Java Code Example: Tower of Hanoi (recursive)
The Tower of Hanoi is a classic mathematical puzzle that involves moving a set of disks from one rod to another, following specific rules:
- Only one disk can be moved at a time.
- A disk can only be placed on top of a larger disk (or on an empty rod).
- The objective is to move all disks from the source rod to the destination rod, using an auxiliary rod as needed.
The problem can be solved using recursion, where we break the problem into smaller subproblems and solve them step by step.
Java Code Example
public class TowerOfHanoi {
// Recursive function to solve Tower of Hanoi
public static void solveHanoi(int n, char source, char auxiliary, char destination) {
if (n == 1) {
System.out.println("Move disk 1 from " + source + " to " + destination);
return;
}
// Move (n-1) disks from source to auxiliary using destination
solveHanoi(n - 1, source, destination, auxiliary);
// Move the nth disk from source to destination
System.out.println("Move disk " + n + " from " + source + " to " + destination);
// Move the (n-1) disks from auxiliary to destination using source
solveHanoi(n - 1, auxiliary, source, destination);
}
public static void main(String[] args) {
int n = 3; // Number of disks
System.out.println("Tower of Hanoi solution for " + n + " disks:");
solveHanoi(n, 'A', 'B', 'C'); // A = Source, B = Auxiliary, C = Destination
}
}
Output for 3 Disks
Tower of Hanoi solution for 3 disks:
Move disk 1 from A to C
Move disk 2 from A to B
Move disk 1 from C to B
Move disk 3 from A to C
Move disk 1 from B to A
Move disk 2 from B to C
Move disk 1 from A to C
Explanation
- Base Case:
- If there is only one disk (
n == 1), we move it directly from the source to the destination.

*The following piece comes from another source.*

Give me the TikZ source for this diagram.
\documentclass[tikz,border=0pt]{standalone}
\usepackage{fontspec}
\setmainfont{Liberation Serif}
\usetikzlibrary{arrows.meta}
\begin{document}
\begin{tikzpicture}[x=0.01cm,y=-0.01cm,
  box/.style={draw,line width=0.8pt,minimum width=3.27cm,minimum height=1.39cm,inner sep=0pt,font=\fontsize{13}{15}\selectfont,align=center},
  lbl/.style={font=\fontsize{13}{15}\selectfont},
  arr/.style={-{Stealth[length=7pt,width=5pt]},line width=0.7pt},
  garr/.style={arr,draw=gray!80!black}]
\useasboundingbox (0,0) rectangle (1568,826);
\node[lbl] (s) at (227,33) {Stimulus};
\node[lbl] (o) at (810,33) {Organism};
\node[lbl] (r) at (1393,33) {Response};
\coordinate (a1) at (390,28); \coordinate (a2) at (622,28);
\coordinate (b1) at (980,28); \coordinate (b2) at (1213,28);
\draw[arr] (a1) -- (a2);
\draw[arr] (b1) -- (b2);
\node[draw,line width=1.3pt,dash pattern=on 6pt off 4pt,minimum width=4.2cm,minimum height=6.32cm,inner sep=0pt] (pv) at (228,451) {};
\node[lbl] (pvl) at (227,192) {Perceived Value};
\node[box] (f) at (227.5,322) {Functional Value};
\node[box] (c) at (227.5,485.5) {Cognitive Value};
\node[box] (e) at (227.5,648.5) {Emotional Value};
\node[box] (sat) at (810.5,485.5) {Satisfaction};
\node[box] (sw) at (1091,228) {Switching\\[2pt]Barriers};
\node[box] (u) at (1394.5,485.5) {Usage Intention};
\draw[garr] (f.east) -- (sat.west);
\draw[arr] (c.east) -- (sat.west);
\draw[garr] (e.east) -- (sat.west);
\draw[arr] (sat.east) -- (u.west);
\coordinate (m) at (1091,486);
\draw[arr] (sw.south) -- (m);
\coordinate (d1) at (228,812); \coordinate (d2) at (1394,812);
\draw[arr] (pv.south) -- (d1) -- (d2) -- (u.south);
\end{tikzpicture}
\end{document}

- If there is only one disk (
- Recursive Case:
- First, we move the top (n-1) disks from the source rod to the auxiliary rod, using the destination rod.

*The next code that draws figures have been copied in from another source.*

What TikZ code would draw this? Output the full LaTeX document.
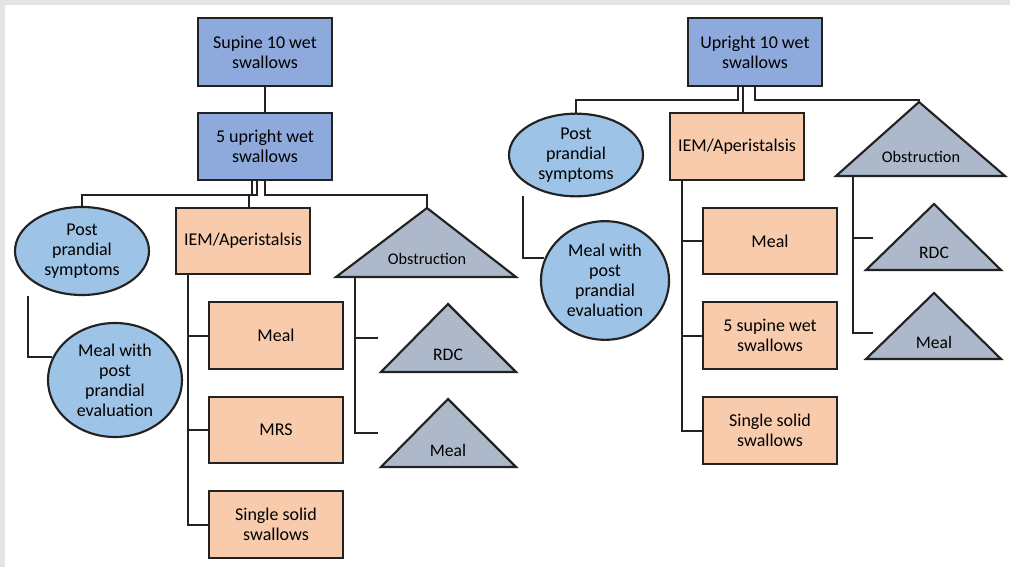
\documentclass[tikz,border=0pt]{standalone}
\usepackage{fontspec}
\setmainfont{Carlito}
\usetikzlibrary{calc,shapes.geometric}
\definecolor{boxblue}{HTML}{8EA9DB}
\definecolor{boxorange}{HTML}{F8CBAD}
\definecolor{ellblue}{HTML}{9DC3E6}
\definecolor{trigray}{HTML}{ADB9CA}
\definecolor{edge}{HTML}{222222}
\definecolor{frame}{HTML}{E4E4E4}
\tikzset{
  every node/.style={font=\fontsize{13.5}{15}\selectfont, text=black, align=center, inner sep=1pt},
  line/.style={draw=edge, line width=1.6pt},
  wire/.style={draw=edge, line width=1.5pt},
  bluebox/.style={rectangle, fill=boxblue, line, minimum width=100.5pt, minimum height=50.5pt},
  orangebox/.style={rectangle, fill=boxorange, line, minimum width=100.5pt, minimum height=50pt},
  ellnode/.style={ellipse, fill=ellblue, line, inner sep=0pt},
  tri/.style={fill=trigray, line, line join=miter},
  obstext/.style={font=\fontsize{12.2}{14}\selectfont},
  tritext/.style={font=\fontsize{13.2}{14}\selectfont},
}
\begin{document}
\begin{tikzpicture}[x=0.75pt,y=-0.75pt]
\fill[frame] (0,0) rectangle (1010,567);
\fill[white] (5,5) rectangle (1010,567);
\useasboundingbox (0,0) rectangle (1010,567);

% ---------------- Left tree ----------------
\node[bluebox] (supL) at (265,52) {Supine 10 wet\\swallows};
\node[bluebox] (upL) at (265,146.5) {5 upright wet\\swallows};
\node[ellnode, minimum width=100.5pt, minimum height=66pt] (ppsL) at (82,251) {Post\\prandial\\symptoms};
\node[orangebox] (iemL) at (243,241) {IEM/Aperistalsis};
\node[ellnode, minimum width=100.5pt, minimum height=85.5pt] (mwpL) at (115,380) {Meal with\\post\\prandial\\evaluation};
\node[orangebox] (mealL) at (276,335.5) {Meal};
\node[orangebox] (mrsL) at (276,430) {MRS};
\node[orangebox] (sssL) at (276,524.5) {Single solid\\swallows};

% triangles (left)
\coordinate (obsLtop) at (427,208);
\coordinate (obsLbase) at (355,277);
\draw[tri] (obsLtop) -- (516,277) -- (336,277) -- cycle;
\node[obstext] (obsL) at (427,259) {Obstruction};
\coordinate (rdcLtop) at (448,304);
\draw[tri] (rdcLtop) -- (516,372) -- (381,372) -- cycle;
\node[tritext] (rdcL) at (448,355) {RDC};
\coordinate (mtLtop) at (448,399);
\draw[tri] (mtLtop) -- (516,467) -- (381,467) -- cycle;
\node[tritext] (mtL) at (448,450) {Meal};

% connectors (left)
\draw[wire] (supL) -- (upL);
\draw[wire] ($(upL.south)+(-13,0)$) -- ++(0,14) -| (ppsL.north);
\draw[wire] ($(upL.south)+(-8,0)$) -- ++(0,14) -| ($(iemL.north)+(6,0)$);
\draw[wire] (upL.south) -- ++(0,14) -| (obsLtop);
\coordinate (ppsLc) at (28,296);
\draw[wire] (ppsLc) |- (mwpL.160);
\coordinate (iemLs) at ($(iemL.south west)+(13,0)$);
\draw[wire] (iemLs) |- (mealL.west);
\draw[wire] (iemLs) |- (mrsL.west);
\draw[wire] (iemLs) |- (sssL.west);
\coordinate (rdcLc) at (378,338);
\coordinate (mtLc) at (378,433);
\draw[wire] (obsLbase) |- (rdcLc);
\draw[wire] (obsLbase) |- (mtLc);

% ---------------- Right tree ----------------
\node[bluebox] (upR) at (755,52) {Upright 10 wet\\swallows};
\node[ellnode, minimum width=100.5pt, minimum height=62pt] (ppsR) at (576,155) {Post\\prandial\\symptoms};
\node[orangebox] (iemR) at (737,146.5) {IEM/Aperistalsis};
\node[ellnode, minimum width=96pt, minimum height=89pt] (mwpR) at (605,280.5) {Meal with\\post\\prandial\\evaluation};
\node[orangebox] (mealR) at (770,241) {Meal};
\node[orangebox] (fswR) at (770,335.5) {5 supine wet\\swallows};
\node[orangebox] (sssR) at (770,430.5) {Single solid\\swallows};

% triangles (right)
\coordinate (obsRtop) at (919,102);
\coordinate (obsRbase) at (853,176);
\draw[tri] (obsRtop) -- (1005,176) -- (836,176) -- cycle;
\node[obstext] (obsR) at (921,157) {Obstruction};
\coordinate (rdcRtop) at (934,204);
\draw[tri] (rdcRtop) -- (1001,270) -- (866,270) -- cycle;
\node[tritext] (rdcR) at (934,253) {RDC};
\coordinate (mtRtop) at (934,293);
\draw[tri] (mtRtop) -- (1001,359) -- (866,359) -- cycle;
\node[tritext] (mtR) at (934,342) {Meal};

% connectors (right)
\draw[wire] ($(upR.south)+(-17,0)$) -- ++(0,13) -| (ppsR.north);
\draw[wire] ($(upR.south)+(-12,0)$) -- ($(iemR.north)+(6,0)$);
\draw[wire] (upR.south) -- ++(0,13) -| (obsRtop);
\coordinate (ppsRc) at (523,196);
\draw[wire] (ppsRc) |- (mwpR.160);
\coordinate (iemRs) at ($(iemR.south west)+(13,0)$);
\draw[wire] (iemRs) |- (mealR.west);
\draw[wire] (iemRs) |- (fswR.west);
\draw[wire] (iemRs) |- (sssR.west);
\coordinate (rdcRc) at (873,238);
\coordinate (mtRc) at (873,333);
\draw[wire] (obsRbase) |- (rdcRc);
\draw[wire] (obsRbase) |- (mtRc);
\end{tikzpicture}
\end{document}
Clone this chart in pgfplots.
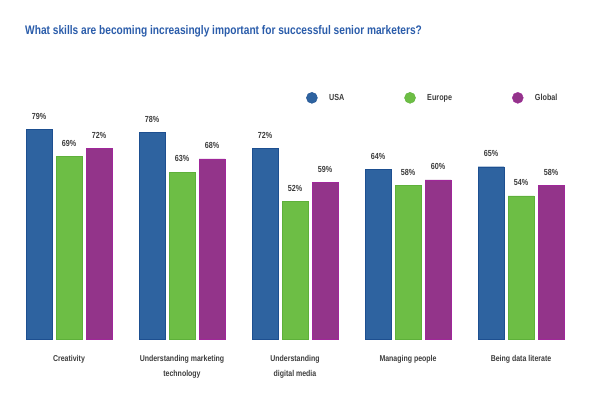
\documentclass[border=0pt]{standalone}
\usepackage{pgfplots}
\pgfplotsset{compat=1.18}
\usepackage{fontspec}
\setmainfont{Liberation Sans}[FakeStretch=0.82]
\definecolor{usa}{HTML}{2E63A0}
\definecolor{usad}{HTML}{1D4F90}
\definecolor{eur}{HTML}{6DBE45}
\definecolor{eurd}{HTML}{5EB03A}
\definecolor{glo}{HTML}{93348A}
\definecolor{glod}{HTML}{A0279A}
\definecolor{titleblue}{HTML}{2A5CAA}
\definecolor{labgray}{HTML}{3C3C3C}
\begin{document}
\begin{tikzpicture}
\begin{axis}[
  scale only axis, width=600pt, height=265pt,
  xmin=0, xmax=600, ymin=0, ymax=100,
  ybar, bar width=26pt,
  clip=false,
  axis line style={draw=none},
  major tick length=0pt,
  ytick=\empty,
  xtick={69,182,295,408,521},
  xticklabels={Creativity, {Understanding marketing\\technology}, {Understanding\\digital media}, Managing people, Being data literate},
  xticklabel style={align=center, font=\bfseries\fontsize{8.5}{14.5}\selectfont, text=labgray, anchor=north, yshift=-13pt},
  nodes near coords={\pgfmathprintnumber[assume math mode=true]{\pgfplotspointmeta}\%},
  nodes near coords style={font=\bfseries\fontsize{8.8}{10}\selectfont, text=labgray, yshift=6.5pt},
  legend style={at={(rel axis cs:0.505,0.91)}, anchor=west, draw=none, fill=none,
    font=\bfseries\fontsize{8.8}{10}\selectfont, text=labgray,
    /tikz/every odd column/.append style={column sep=9.5pt},
    /tikz/every even column/.append style={column sep=58pt}},
  legend columns=3,
  legend image code/.code={\fill[#1] (0pt,0pt) circle (5.5pt);},
]
\addplot[bar shift=-30pt, fill=usa, draw=usad] coordinates {(69,79) (182,78) (295,72) (408,64) (521,65)};
\addplot[bar shift=0pt, fill=eur, draw=eurd] coordinates {(69,69) (182,63) (295,52) (408,58) (521,54)};
\addplot[bar shift=30pt, fill=glo, draw=glod] coordinates {(69,72) (182,68) (295,59) (408,60) (521,58)};
\legend{USA, Europe, Global}
\end{axis}
\node[anchor=base west, font=\bfseries\fontsize{12.4}{14}\selectfont, text=titleblue, inner sep=0pt] at (25pt,304pt) {What skills are becoming increasingly important for successful senior marketers?};
\pgfresetboundingbox
\useasboundingbox (0,-59pt) rectangle (600pt,339pt);
\end{tikzpicture}
\end{document}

- Then, we move the largest disk directly from source to destination.
- Finally, we move the (n-1) disks from the auxiliary rod to the destination rod, using the source rod.

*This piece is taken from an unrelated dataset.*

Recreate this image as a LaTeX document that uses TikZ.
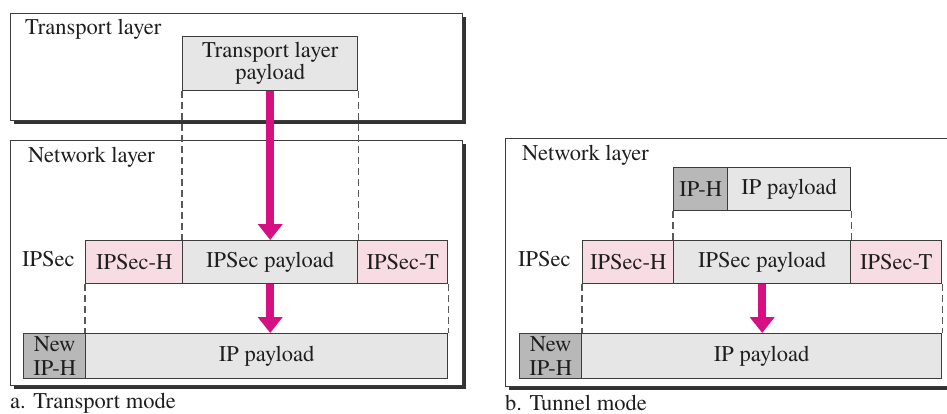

Since each move follows the rules, the entire stack of disks is moved correctly to the destination rod in minimal steps (2ⁿ – 1 moves for n disks).
Conclusion
The Tower of Hanoi is an excellent example of a recursive problem where a larger problem is broken into smaller subproblems. The recursive solution efficiently finds the optimal sequence of moves. However, as n increases, the number of moves grows exponentially (O(2ⁿ) complexity), making it impractical for very large values of n.